Polizzotti favours bold expression; he thrills at the translations of Robert Lowell and Ezra Pound, but is alert to the challenges and the nuanced sensitivities that the discipline requires. He sees translators not as timorous, tinkering wordsmiths, but as international double agents, arguing that
translation and spying are natural bed-fellows: both involve double allegiances, parallel modes of expression, the ability to observe and interpret; to jump, like a seasoned performer, from one role to another…. A translator is a double agent, constantly playing two texts, two languages two texts, two cultures, two readerships off each other in order to arrive at a truth that ultimately serves no master but his own exacting ideal of excellence.
Susan Sontag called translation the ‘circulatory system of the world’s literatures’, which arguably makes translators the beating hearts that propel stories beyond borders and across oceans. Sympathy for the Traitor is a bracing manifesto, a bare-knuckle fight for the importance, for the necessity of literary translation, one that seems to me all the more significant at a time when, in the Anglophone world, through ugly rhetoric or explicit policy, major nations have created a hostile environment that in recent months has led to staff in a Manhattan diner being harangued, and a young woman on the London tube being attacked for the perceived crime of speaking Spanish.
Sympathy for the Traitor is lucid and erudite, but above all it is engaging, entertaining and illuminating and Polizzotti’s manifesto is as exhilarating and invigorating as a lungful of chill, pure air in a classroom grown musty with dogma.

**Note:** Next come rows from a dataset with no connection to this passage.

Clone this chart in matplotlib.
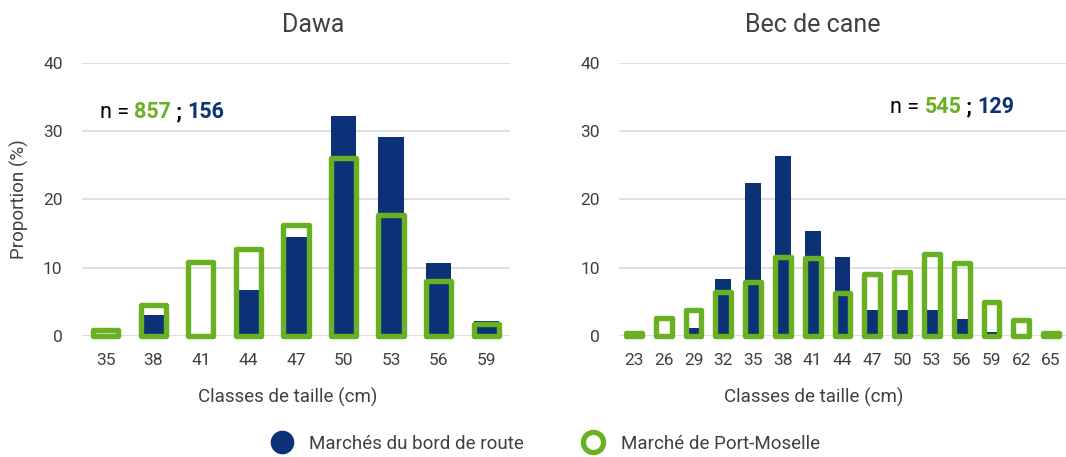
import matplotlib
matplotlib.use("Agg")
import matplotlib.pyplot as plt
import numpy as np
from matplotlib.lines import Line2D
from matplotlib.offsetbox import AnchoredOffsetbox, HPacker, TextArea

plt.rcParams["font.family"] = ["Roboto", "DejaVu Sans"]

BLUE = "#0d3177"
GREEN = "#6ab023"
TEXT = "#404040"

# Dawa
dawa_classes = ["35", "38", "41", "44", "47", "50", "53", "56", "59"]
dawa_route = [0, 3.0, 0, 6.8, 14.5, 32.2, 29.1, 10.7, 2.2]
dawa_port = [0.9, 4.6, 10.9, 12.7, 16.3, 26.0, 17.7, 8.0, 1.7]
dawa_n = ("857", "156")

# Bec de cane
bec_classes = ["23", "26", "29", "32", "35", "38", "41", "44", "47", "50",
               "53", "56", "59", "62", "65"]
bec_route = [0, 0, 1.2, 8.3, 22.4, 26.3, 15.3, 11.5, 3.8, 3.8, 3.8, 2.5, 0.6, 0, 0]
bec_port = [0.5, 2.6, 3.8, 6.5, 7.9, 11.5, 11.4, 6.3, 9.0, 9.3, 12.0, 10.7, 5.0, 2.3, 0.5]
bec_n = ("545", "129")


def draw_panel(ax, title, classes, route, port, n_pair, n_pos, title_x, xlabel_x):
	x = np.arange(len(classes))
	ax.bar(x, route, width=0.53, color=BLUE, zorder=2, clip_on=False)
	ax.bar(x, port, width=0.53, facecolor="none", edgecolor=GREEN,
		linewidth=3.9, joinstyle="round", zorder=3, clip_on=False)
	ax.set_xlim(-0.5, len(classes) - 0.5)
	ax.set_ylim(0, 40)
	ax.set_yticks([0, 10, 20, 30, 40])
	ax.set_xticks(x)
	ax.set_xticklabels(classes)
	ax.grid(axis="y", color="#d9d9d9", linewidth=1.2, zorder=0)
	ax.set_axisbelow(True)
	for side in ["top", "right", "left", "bottom"]:
		ax.spines[side].set_visible(False)
	ax.tick_params(axis="both", length=0, labelsize=12.5, colors=TEXT)
	ax.tick_params(axis="x", pad=12)
	ax.tick_params(axis="y", pad=14)
	ax.set_title(title, fontsize=18, color=TEXT, x=title_x, pad=22)
	ax.set_xlabel("Classes de taille (cm)", fontsize=13.5, color=TEXT)
	ax.xaxis.set_label_coords(xlabel_x, -0.19)

	parts = [
		TextArea("n = ", textprops=dict(color="black", fontsize=15.5)),
		TextArea(n_pair[0], textprops=dict(color=GREEN, fontsize=15.5, fontweight="bold")),
		TextArea(" ; ", textprops=dict(color="black", fontsize=15.5, fontweight="bold")),
		TextArea(n_pair[1], textprops=dict(color=BLUE, fontsize=15.5, fontweight="bold")),
	]
	box = HPacker(children=parts, align="baseline", pad=0, sep=0)
	anchored = AnchoredOffsetbox(loc="center left", child=box, pad=0, frameon=False,
		bbox_to_anchor=n_pos, bbox_transform=ax.transAxes, borderpad=0)
	ax.add_artist(anchored)


fig = plt.figure(figsize=(10.66, 4.57), dpi=100)
ax1 = fig.add_axes([0.0769, 0.2648, 0.4015, 0.598])
ax2 = fig.add_axes([0.5807, 0.2648, 0.4193, 0.598])

draw_panel(ax1, "Dawa", dawa_classes, dawa_route, dawa_port, dawa_n,
	(0.042, 0.82), 0.54, 0.48)
draw_panel(ax2, "Bec de cane", bec_classes, bec_route, bec_port, bec_n,
	(0.606, 0.838), 0.434, 0.435)
ax1.set_ylabel("Proportion (%)", fontsize=13.5, color=TEXT, labelpad=10)

handles = [
	Line2D([], [], linestyle="none", marker="o", markersize=16,
		markerfacecolor=BLUE, markeredgecolor=BLUE),
	Line2D([], [], linestyle="none", marker="o", markersize=14.5,
		markerfacecolor="white", markeredgecolor=GREEN, markeredgewidth=3.8),
]
fig.legend(handles, ["Marchés du bord de route", "Marché de Port-Moselle"],
	loc="lower center", bbox_to_anchor=(0.508, -0.028), ncol=2, frameon=False,
	fontsize=13.5, labelcolor=TEXT, handletextpad=0.45, columnspacing=2.7)

fig.savefig("out.png", dpi=100)
plt.close(fig)
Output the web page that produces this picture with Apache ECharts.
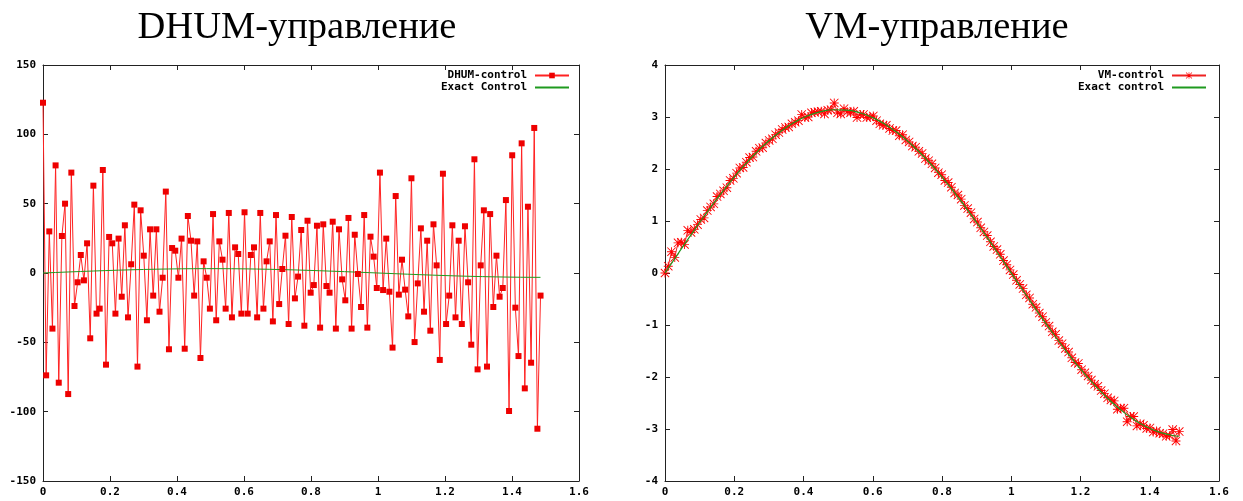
<!DOCTYPE html>
<html><head><meta charset="utf-8">
<script src="https://cdn.jsdelivr.net/npm/echarts@6/dist/echarts.min.js"></script>
<style>html,body{margin:0;padding:0;background:#fff}#c{width:1243px;height:501px}</style>
</head><body><div id="c"></div>
<script>
// time grid step (sampling of both controls)
const dt = 0.0094;
const xTicks = [0, 0.2, 0.4, 0.6, 0.8, 1, 1.2, 1.4, 1.6];

// DHUM-control values (left chart)
const dhumValues = [122.8, -73.8, 30, -40.1, 77.6, -79.1, 26.7, 50, -87.3, 72.4,
 -23.8, -6.7, 13, -5.3, 21.4, -47.1, 63, -29.3, -25.7, 74.3,
 -66.1, 26, 21.4, -29.3, 24.8, -17.1, 34.4, -32, 6.3, 49.3,
 -67.5, 45.2, 12.5, -34.1, 31.5, -16.3, 31.5, -27.9, -3.4, 58.7,
 -55, 18, 16.1, -3.4, 24.8, -54.6, 41.1, 23.3, -16.3, 22.8,
 -61.3, 8.4, -3.4, -25.7, 42.5, -34.1, 22.8, 9.6, -25.7, 43.3,
 -32, 18.5, 13.7, -29.3, 43.8, -29.3, 13, 18.5, -32, 43.3,
 -25.7, 8.4, 22.8, -34.9, 41.8, -22.4, 2.9, 26.9, -36.8, 40.4,
 -18.3, -2.6, 31, -38, 37.7, -14.2, -8.7, 34.1, -39.4, 35.1,
 -9.4, -14.2, 37, -40.1, 31.5, -4.6, -19.7, 39.7, -40.1, 27.6,
 -0.7, -24.5, 41.8, -39.4, 26.2, 11.8, -10.8, 72.4, -12.3, 24.8,
 -13.5, -53.8, 55.5, -15.6, 9.6, -12, -31.3, 68.3, -49.8, -7.5,
 32.2, -27.9, 23.3, -41.6, 35.1, 5.5, -62.7, 71.6, -36.8, -16.3,
 34.4, -32, 23.3, -36.8, 33.7, -6.7, -51.7, 82, -69.5, 5.5,
 45.2, -67.5, 42.5, -24.5, 12.5, -17.1, -10.8, 52.6, -99.5, 84.9,
 -25, -59.9, 93.5, -83.2, 47.8, -64.7, 104.6, -112.3, -16.3];

// VM-control values (right chart)
const vmValues = [0.00, 0.13, 0.41, 0.30, 0.58, 0.59, 0.55, 0.82, 0.78, 0.84,
 0.93, 1.03, 1.06, 1.20, 1.27, 1.33, 1.47, 1.52, 1.58, 1.64,
 1.78, 1.82, 1.92, 2.02, 2.03, 2.13, 2.22, 2.23, 2.34, 2.40,
 2.41, 2.50, 2.55, 2.58, 2.66, 2.70, 2.76, 2.80, 2.81, 2.87,
 2.90, 2.93, 3.05, 2.99, 3.00, 3.08, 3.09, 3.10, 3.11, 3.06,
 3.13, 3.14, 3.27, 3.08, 3.06, 3.16, 3.10, 3.08, 3.11, 2.99,
 3.05, 3.05, 2.99, 3.00, 3.02, 2.93, 2.87, 2.84, 2.84, 2.78,
 2.74, 2.74, 2.64, 2.66, 2.56, 2.52, 2.44, 2.42, 2.34, 2.30,
 2.20, 2.16, 2.10, 2.02, 1.93, 1.89, 1.78, 1.74, 1.65, 1.54,
 1.50, 1.42, 1.30, 1.24, 1.16, 1.04, 0.98, 0.87, 0.79, 0.72,
 0.60, 0.51, 0.45, 0.36, 0.24, 0.16, 0.06, -0.03, -0.14, -0.22,
 -0.30, -0.42, -0.48, -0.60, -0.66, -0.77, -0.84, -0.95, -1.02, -1.13,
 -1.18, -1.30, -1.36, -1.45, -1.52, -1.63, -1.72, -1.74, -1.86, -1.92,
 -1.98, -2.06, -2.14, -2.18, -2.26, -2.32, -2.40, -2.44, -2.46, -2.62,
 -2.60, -2.60, -2.86, -2.76, -2.76, -2.94, -2.90, -2.93, -2.99, -2.98,
 -3.06, -3.04, -3.08, -3.09, -3.14, -3.13, -3.01, -3.23, -3.05];

// Exact control (same curve in both charts)
const exactT = [0, 0.0375, 0.075, 0.1125, 0.15, 0.1875, 0.225, 0.2625, 0.3, 0.3375,
 0.375, 0.4125, 0.45, 0.4875, 0.525, 0.5625, 0.6, 0.6375, 0.675, 0.7125,
 0.75, 0.7875, 0.825, 0.8625, 0.9, 0.9375, 0.975, 1.0125, 1.05, 1.0875,
 1.125, 1.1625, 1.2, 1.2375, 1.275, 1.3125, 1.35, 1.3875, 1.425, 1.4625, 1.485];
const exactV = [0, 0.369, 0.733, 1.087, 1.426, 1.745, 2.040, 2.307, 2.542, 2.741,
 2.902, 3.024, 3.103, 3.139, 3.132, 3.081, 2.988, 2.853, 2.679, 2.467,
 2.221, 1.945, 1.641, 1.315, 0.971, 0.613, 0.246, -0.123, -0.491, -0.853,
 -1.202, -1.535, -1.847, -2.132, -2.389, -2.612, -2.799, -2.948, -3.055, -3.120, -3.139];

const dhumData = dhumValues.map((v, i) => [i * dt, v]);
const vmData = vmValues.map((v, i) => [i * dt, v]);
const exactData = exactT.map((t, i) => [t, exactV[i]]);

const MONO = 'DejaVu Sans Mono';
const lab = {fontFamily: MONO, fontWeight: 'bold', fontSize: 11, color: '#000'};
const axisLine = {show: true, onZero: false, lineStyle: {color: '#222', width: 1}};
const tick = {show: true, inside: true, length: 5, lineStyle: {color: '#222'}};

function xAx(g, pos, show) {
  return {gridIndex: g, type: 'value', min: 0, max: 1.6, interval: 0.2, position: pos,
    axisLine, axisTick: tick, splitLine: {show: false},
    axisLabel: Object.assign({show, margin: 6}, lab)};
}
function yAx(g, pos, show, min, max, iv) {
  return {gridIndex: g, type: 'value', min, max, interval: iv, position: pos,
    axisLine, axisTick: tick, splitLine: {show: false},
    axisLabel: Object.assign({show, margin: 7}, lab)};
}

const ASTER = 'path://M0 4.5H10V5.5H0Z M4.5 0H5.5V10H4.5Z M0.7 0L10 9.3L9.3 10L0 0.7Z M9.3 0L10 0.7L0.7 10L0 9.3Z';
const LINEICON = 'path://M0 4H34V6H0Z';
const GREEN = '#1f9a1f';

const chart = echarts.init(document.getElementById('c'), null, {renderer: 'canvas'});
chart.setOption({
  animation: false,
  backgroundColor: '#fff',
  graphic: [
    {type: 'text', x: 297, y: 28, style: {text: 'DHUM-управление', font: '38.5px "Liberation Serif"', fill: '#000', textAlign: 'center', textVerticalAlign: 'middle'}},
    {type: 'text', x: 937, y: 28, style: {text: 'VM-управление', font: '38.5px "Liberation Serif"', fill: '#000', textAlign: 'center', textVerticalAlign: 'middle'}}
  ],
  grid: [
    {left: 43, top: 65, width: 536, height: 416},
    {left: 665, top: 65, width: 554, height: 416}
  ],
  xAxis: [xAx(0, 'bottom', true), xAx(0, 'top', false), xAx(1, 'bottom', true), xAx(1, 'top', false)],
  yAxis: [yAx(0, 'left', true, -150, 150, 50), yAx(0, 'right', false, -150, 150, 50),
          yAx(1, 'left', true, -4, 4, 1), yAx(1, 'right', false, -4, 4, 1)],
  legend: [
    {data: ['DHUM-control', {name: 'Exact Control', icon: LINEICON}], orient: 'vertical', align: 'right', right: 668, top: 65,
      itemWidth: 34, itemHeight: 7, itemGap: 1, textStyle: Object.assign({}, lab, {padding: [0, 3, 0, 0]}), selectedMode: false},
    {data: ['VM-control', {name: 'Exact control', icon: LINEICON}], orient: 'vertical', align: 'right', right: 31, top: 65,
      itemWidth: 34, itemHeight: 8, itemGap: 1, textStyle: Object.assign({}, lab, {padding: [0, 3, 0, 0]}), selectedMode: false}
  ],
  series: [
    {name: 'DHUM-control', type: 'line', xAxisIndex: 0, yAxisIndex: 0, data: dhumData,
      symbol: 'rect', symbolSize: 6, lineStyle: {color: '#f22', width: 1}, itemStyle: {color: '#e00'}},
    {name: 'Exact Control', type: 'line', xAxisIndex: 0, yAxisIndex: 0, data: exactData,
      symbol: 'none', lineStyle: {color: GREEN, width: 1}, itemStyle: {color: GREEN}},
    {name: 'VM-control', type: 'line', xAxisIndex: 2, yAxisIndex: 2, data: vmData,
      symbol: ASTER, symbolSize: 9, lineStyle: {color: '#e22', width: 1}, itemStyle: {color: '#f00'}},
    {name: 'Exact control', type: 'line', xAxisIndex: 2, yAxisIndex: 2, data: exactData, smooth: true, z: 5,
      symbol: 'none', lineStyle: {color: GREEN, width: 1.2}, itemStyle: {color: GREEN}}
  ]
});
</script></body></html>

He eschews the dour finger-wagging that translation is somehow ‘good for us’, as though it were literary cod-liver oil, and revels instead in those voices that offer ‘a particular delight, an irreplaceable thrill of discovery that is available nowhere else’. As he persuasively argues: ‘If literature in translation is valuable in today’s world, it is because such minds and voices are exceedingly rare, and we cannot afford to be ignorant of a single one of them.’